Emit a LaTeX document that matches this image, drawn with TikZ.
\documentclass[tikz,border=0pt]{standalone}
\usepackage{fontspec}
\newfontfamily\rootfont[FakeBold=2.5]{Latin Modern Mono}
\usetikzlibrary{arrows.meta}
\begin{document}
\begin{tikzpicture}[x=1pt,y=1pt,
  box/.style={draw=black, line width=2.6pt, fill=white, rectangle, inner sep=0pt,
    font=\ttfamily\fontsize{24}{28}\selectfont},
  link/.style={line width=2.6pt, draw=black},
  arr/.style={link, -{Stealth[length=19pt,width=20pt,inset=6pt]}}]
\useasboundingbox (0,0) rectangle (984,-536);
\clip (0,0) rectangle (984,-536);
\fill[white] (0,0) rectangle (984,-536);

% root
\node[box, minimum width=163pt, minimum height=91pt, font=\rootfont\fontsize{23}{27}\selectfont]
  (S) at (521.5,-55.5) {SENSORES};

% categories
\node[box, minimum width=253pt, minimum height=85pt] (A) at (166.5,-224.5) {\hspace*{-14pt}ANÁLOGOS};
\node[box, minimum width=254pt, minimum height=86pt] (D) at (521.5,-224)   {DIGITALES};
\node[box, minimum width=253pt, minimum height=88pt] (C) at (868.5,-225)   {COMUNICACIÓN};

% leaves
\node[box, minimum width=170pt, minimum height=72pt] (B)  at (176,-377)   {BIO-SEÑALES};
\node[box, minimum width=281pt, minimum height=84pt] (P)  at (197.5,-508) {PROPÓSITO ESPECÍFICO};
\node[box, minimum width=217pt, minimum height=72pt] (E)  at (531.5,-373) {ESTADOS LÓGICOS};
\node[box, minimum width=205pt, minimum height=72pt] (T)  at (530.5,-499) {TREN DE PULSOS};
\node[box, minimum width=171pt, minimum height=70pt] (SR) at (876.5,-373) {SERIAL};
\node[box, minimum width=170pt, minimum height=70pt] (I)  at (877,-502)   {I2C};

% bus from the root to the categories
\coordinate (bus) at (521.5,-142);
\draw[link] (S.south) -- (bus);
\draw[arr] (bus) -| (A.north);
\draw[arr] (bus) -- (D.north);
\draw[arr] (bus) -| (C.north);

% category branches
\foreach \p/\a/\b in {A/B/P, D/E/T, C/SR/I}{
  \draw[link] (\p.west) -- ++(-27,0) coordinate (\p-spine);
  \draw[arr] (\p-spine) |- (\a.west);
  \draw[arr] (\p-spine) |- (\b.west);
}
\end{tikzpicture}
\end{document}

———

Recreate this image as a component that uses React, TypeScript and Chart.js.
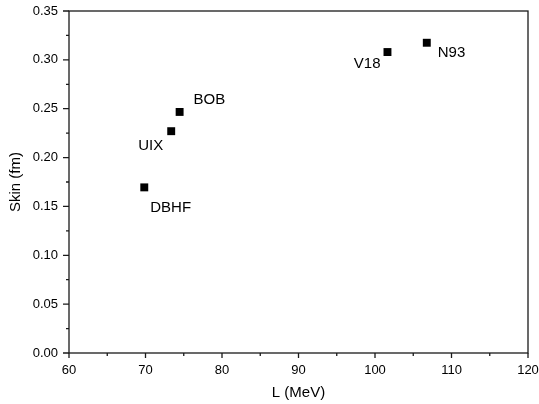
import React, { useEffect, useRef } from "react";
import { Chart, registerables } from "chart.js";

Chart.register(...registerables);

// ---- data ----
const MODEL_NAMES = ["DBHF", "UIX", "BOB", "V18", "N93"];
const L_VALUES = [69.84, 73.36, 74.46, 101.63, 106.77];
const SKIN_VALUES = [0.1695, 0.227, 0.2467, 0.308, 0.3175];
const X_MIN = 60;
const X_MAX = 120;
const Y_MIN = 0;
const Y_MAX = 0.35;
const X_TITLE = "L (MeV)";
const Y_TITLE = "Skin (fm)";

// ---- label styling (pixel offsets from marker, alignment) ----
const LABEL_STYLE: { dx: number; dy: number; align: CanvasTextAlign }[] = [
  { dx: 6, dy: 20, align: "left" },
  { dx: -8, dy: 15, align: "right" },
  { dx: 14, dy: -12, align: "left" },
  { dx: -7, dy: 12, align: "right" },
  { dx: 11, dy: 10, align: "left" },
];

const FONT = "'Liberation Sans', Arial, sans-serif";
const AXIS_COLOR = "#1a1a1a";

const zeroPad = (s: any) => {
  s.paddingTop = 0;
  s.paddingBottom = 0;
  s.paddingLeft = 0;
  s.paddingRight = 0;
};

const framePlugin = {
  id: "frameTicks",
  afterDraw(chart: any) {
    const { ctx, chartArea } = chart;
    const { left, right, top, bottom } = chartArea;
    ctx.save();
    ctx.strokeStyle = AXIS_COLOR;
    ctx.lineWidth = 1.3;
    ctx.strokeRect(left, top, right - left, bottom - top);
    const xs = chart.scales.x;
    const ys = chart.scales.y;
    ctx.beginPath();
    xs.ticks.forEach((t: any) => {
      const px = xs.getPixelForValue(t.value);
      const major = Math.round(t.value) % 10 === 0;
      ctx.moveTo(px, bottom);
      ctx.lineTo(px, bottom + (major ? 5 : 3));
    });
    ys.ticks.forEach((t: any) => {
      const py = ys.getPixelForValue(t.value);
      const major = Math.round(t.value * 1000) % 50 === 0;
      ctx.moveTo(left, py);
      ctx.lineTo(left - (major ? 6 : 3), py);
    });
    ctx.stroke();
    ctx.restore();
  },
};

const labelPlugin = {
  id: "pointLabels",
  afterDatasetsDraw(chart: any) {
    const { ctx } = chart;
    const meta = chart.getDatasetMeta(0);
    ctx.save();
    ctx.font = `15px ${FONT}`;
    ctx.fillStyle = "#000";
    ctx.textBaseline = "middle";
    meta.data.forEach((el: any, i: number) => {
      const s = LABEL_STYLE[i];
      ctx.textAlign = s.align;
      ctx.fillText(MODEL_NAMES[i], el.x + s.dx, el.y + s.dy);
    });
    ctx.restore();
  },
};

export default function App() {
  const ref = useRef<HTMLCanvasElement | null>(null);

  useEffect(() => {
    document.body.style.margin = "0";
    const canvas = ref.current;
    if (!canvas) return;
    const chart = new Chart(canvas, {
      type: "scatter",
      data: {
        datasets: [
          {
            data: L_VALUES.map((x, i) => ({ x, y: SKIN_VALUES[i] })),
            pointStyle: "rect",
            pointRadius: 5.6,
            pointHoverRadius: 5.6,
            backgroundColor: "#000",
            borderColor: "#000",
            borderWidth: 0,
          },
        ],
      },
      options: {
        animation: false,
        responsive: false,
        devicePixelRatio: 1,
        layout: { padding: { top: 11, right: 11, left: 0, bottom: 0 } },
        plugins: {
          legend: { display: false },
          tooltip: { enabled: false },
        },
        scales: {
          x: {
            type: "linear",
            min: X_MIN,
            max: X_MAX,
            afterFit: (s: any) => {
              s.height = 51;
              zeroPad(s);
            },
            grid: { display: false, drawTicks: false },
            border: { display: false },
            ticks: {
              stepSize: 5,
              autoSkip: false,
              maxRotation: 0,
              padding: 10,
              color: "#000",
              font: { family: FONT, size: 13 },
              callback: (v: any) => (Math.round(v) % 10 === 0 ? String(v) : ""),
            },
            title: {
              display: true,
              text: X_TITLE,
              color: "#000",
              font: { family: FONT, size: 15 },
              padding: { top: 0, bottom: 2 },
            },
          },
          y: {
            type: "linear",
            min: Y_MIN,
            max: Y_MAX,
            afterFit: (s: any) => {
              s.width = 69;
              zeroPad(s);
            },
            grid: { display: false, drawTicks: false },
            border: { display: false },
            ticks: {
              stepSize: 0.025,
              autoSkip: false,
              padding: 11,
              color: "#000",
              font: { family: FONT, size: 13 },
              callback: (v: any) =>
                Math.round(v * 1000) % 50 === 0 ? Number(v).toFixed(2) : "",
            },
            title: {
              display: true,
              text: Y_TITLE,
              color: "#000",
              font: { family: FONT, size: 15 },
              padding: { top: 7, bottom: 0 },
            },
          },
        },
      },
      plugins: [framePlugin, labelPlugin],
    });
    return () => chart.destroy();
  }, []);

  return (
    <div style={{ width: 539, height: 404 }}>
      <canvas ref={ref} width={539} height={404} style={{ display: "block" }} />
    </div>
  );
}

———

(EXERCISE BRIEF): Copy word for word only the lines above from the one with "Recreate this image" through the one with "Chart.register(...registerables);". Leave pictures out.

(RESULT OF THIS EXERCISE):
Recreate this image as a component that uses React, TypeScript and Chart.js.
import React, { useEffect, useRef } from "react";
import { Chart, registerables } from "chart.js";

Chart.register(...registerables);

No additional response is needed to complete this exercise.